■ **EXERCISE DATA**
* START *

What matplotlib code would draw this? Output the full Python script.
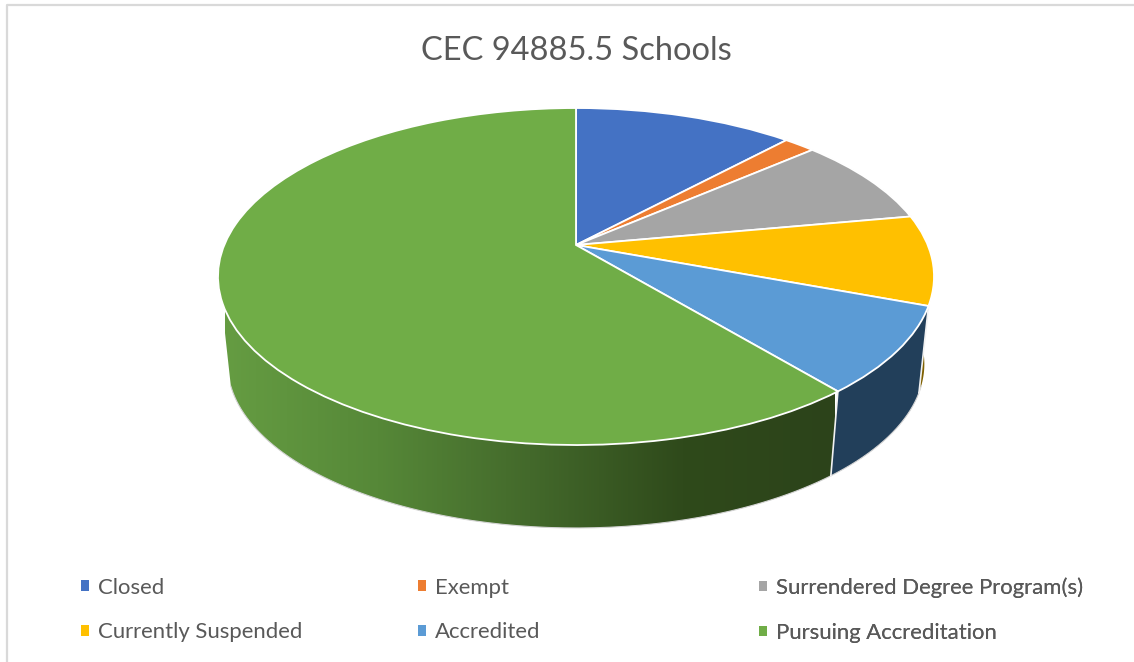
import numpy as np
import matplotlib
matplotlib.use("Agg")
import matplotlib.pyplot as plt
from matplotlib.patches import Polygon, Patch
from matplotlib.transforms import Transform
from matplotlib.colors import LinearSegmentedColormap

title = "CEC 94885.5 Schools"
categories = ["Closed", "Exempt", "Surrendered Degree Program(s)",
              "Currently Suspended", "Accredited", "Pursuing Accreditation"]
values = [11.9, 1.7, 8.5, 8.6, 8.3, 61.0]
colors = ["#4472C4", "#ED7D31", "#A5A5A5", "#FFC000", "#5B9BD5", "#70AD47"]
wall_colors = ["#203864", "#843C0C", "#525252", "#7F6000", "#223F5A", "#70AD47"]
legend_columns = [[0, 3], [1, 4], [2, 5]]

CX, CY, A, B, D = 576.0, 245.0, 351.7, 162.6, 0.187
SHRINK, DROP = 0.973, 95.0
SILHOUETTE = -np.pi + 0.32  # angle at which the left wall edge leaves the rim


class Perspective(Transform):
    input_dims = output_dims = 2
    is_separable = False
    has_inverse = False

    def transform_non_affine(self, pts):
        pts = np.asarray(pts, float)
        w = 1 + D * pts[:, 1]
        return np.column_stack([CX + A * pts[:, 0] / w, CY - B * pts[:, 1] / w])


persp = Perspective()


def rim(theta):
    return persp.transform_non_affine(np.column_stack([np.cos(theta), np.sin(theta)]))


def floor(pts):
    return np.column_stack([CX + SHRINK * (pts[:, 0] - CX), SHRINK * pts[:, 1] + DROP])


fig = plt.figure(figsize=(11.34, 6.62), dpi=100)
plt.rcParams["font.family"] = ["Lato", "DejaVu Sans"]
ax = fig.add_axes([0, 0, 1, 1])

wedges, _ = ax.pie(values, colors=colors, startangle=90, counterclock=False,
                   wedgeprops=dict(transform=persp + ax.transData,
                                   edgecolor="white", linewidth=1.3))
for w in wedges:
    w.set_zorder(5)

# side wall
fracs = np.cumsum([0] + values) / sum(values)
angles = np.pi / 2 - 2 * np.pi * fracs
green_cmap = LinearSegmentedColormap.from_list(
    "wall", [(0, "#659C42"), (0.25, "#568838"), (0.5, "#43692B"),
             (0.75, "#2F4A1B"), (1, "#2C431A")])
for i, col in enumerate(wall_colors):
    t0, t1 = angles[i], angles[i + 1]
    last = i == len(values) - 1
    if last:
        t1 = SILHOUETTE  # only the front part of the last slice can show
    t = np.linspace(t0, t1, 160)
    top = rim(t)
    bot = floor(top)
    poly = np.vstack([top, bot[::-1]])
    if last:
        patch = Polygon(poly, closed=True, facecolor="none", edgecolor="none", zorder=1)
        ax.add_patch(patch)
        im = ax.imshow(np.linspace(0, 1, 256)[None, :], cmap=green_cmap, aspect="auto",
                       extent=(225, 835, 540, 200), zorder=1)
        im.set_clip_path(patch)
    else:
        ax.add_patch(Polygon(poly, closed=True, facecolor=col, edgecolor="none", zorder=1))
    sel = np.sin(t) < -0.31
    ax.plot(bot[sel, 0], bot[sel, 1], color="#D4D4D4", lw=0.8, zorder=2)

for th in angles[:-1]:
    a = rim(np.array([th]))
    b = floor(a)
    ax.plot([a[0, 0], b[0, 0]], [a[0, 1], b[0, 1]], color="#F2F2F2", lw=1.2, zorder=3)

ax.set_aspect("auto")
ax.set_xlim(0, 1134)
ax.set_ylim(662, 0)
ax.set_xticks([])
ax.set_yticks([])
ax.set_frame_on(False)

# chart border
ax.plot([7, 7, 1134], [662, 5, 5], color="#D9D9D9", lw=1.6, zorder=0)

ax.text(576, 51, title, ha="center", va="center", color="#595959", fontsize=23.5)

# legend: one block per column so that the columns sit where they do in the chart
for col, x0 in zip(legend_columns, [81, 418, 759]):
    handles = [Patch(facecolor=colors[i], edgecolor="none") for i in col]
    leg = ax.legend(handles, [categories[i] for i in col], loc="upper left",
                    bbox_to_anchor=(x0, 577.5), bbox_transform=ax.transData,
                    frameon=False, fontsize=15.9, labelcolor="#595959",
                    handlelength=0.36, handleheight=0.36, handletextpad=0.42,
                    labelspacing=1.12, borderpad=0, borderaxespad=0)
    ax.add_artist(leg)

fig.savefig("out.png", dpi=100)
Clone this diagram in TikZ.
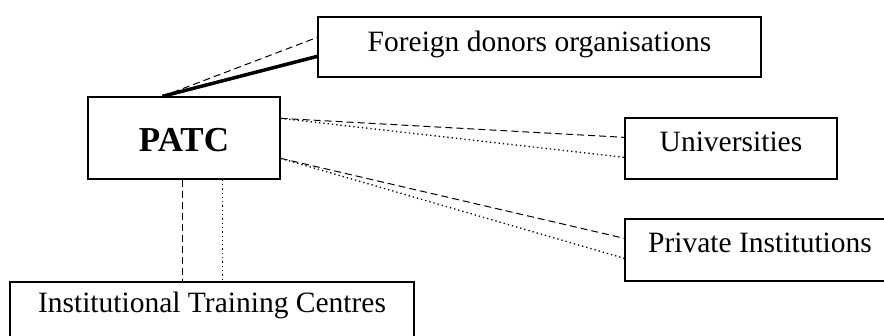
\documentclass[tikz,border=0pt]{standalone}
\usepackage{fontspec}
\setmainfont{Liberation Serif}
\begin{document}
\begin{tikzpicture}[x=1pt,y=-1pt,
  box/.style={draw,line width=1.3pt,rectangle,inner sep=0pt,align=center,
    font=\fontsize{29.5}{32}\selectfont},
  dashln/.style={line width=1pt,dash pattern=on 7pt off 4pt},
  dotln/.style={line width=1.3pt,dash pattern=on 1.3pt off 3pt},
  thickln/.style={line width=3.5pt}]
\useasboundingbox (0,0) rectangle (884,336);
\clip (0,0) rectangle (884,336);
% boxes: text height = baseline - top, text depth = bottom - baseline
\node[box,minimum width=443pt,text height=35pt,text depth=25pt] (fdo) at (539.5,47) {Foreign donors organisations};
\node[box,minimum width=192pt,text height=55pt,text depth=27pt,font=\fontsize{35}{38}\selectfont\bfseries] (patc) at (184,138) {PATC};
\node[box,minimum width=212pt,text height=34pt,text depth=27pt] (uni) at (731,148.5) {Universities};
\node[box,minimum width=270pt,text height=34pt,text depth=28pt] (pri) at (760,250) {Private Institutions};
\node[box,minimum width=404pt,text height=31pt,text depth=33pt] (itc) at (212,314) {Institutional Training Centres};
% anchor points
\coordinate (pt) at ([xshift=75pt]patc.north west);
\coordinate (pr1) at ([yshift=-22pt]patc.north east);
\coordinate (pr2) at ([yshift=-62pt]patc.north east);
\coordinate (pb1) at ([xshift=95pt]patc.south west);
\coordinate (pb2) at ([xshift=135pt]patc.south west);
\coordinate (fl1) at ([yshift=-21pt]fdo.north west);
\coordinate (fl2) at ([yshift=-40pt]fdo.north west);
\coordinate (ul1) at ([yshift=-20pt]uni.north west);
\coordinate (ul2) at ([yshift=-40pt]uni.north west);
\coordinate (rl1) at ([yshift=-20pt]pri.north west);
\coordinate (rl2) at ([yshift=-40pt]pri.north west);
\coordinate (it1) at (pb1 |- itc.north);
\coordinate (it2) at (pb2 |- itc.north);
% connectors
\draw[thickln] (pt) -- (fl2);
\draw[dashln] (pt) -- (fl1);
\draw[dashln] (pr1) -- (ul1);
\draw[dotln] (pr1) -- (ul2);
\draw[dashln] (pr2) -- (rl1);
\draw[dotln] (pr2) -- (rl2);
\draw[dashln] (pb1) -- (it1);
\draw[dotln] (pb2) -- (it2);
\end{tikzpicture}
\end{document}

* END *

■ **TO BE DONE**
Begin at the top of the material above and output each line exactly, stopping after the line that holds "SILHOUETTE = -np.pi". Leave out pictures.

■ **RESPONSE**
What matplotlib code would draw this? Output the full Python script.
import numpy as np
import matplotlib
matplotlib.use("Agg")
import matplotlib.pyplot as plt
from matplotlib.patches import Polygon, Patch
from matplotlib.transforms import Transform
from matplotlib.colors import LinearSegmentedColormap

title = "CEC 94885.5 Schools"
categories = ["Closed", "Exempt", "Surrendered Degree Program(s)",
              "Currently Suspended", "Accredited", "Pursuing Accreditation"]
values = [11.9, 1.7, 8.5, 8.6, 8.3, 61.0]
colors = ["#4472C4", "#ED7D31", "#A5A5A5", "#FFC000", "#5B9BD5", "#70AD47"]
wall_colors = ["#203864", "#843C0C", "#525252", "#7F6000", "#223F5A", "#70AD47"]
legend_columns = [[0, 3], [1, 4], [2, 5]]

CX, CY, A, B, D = 576.0, 245.0, 351.7, 162.6, 0.187
SHRINK, DROP = 0.973, 95.0
SILHOUETTE = -np.pi + 0.32  # angle at which the left wall edge leaves the rim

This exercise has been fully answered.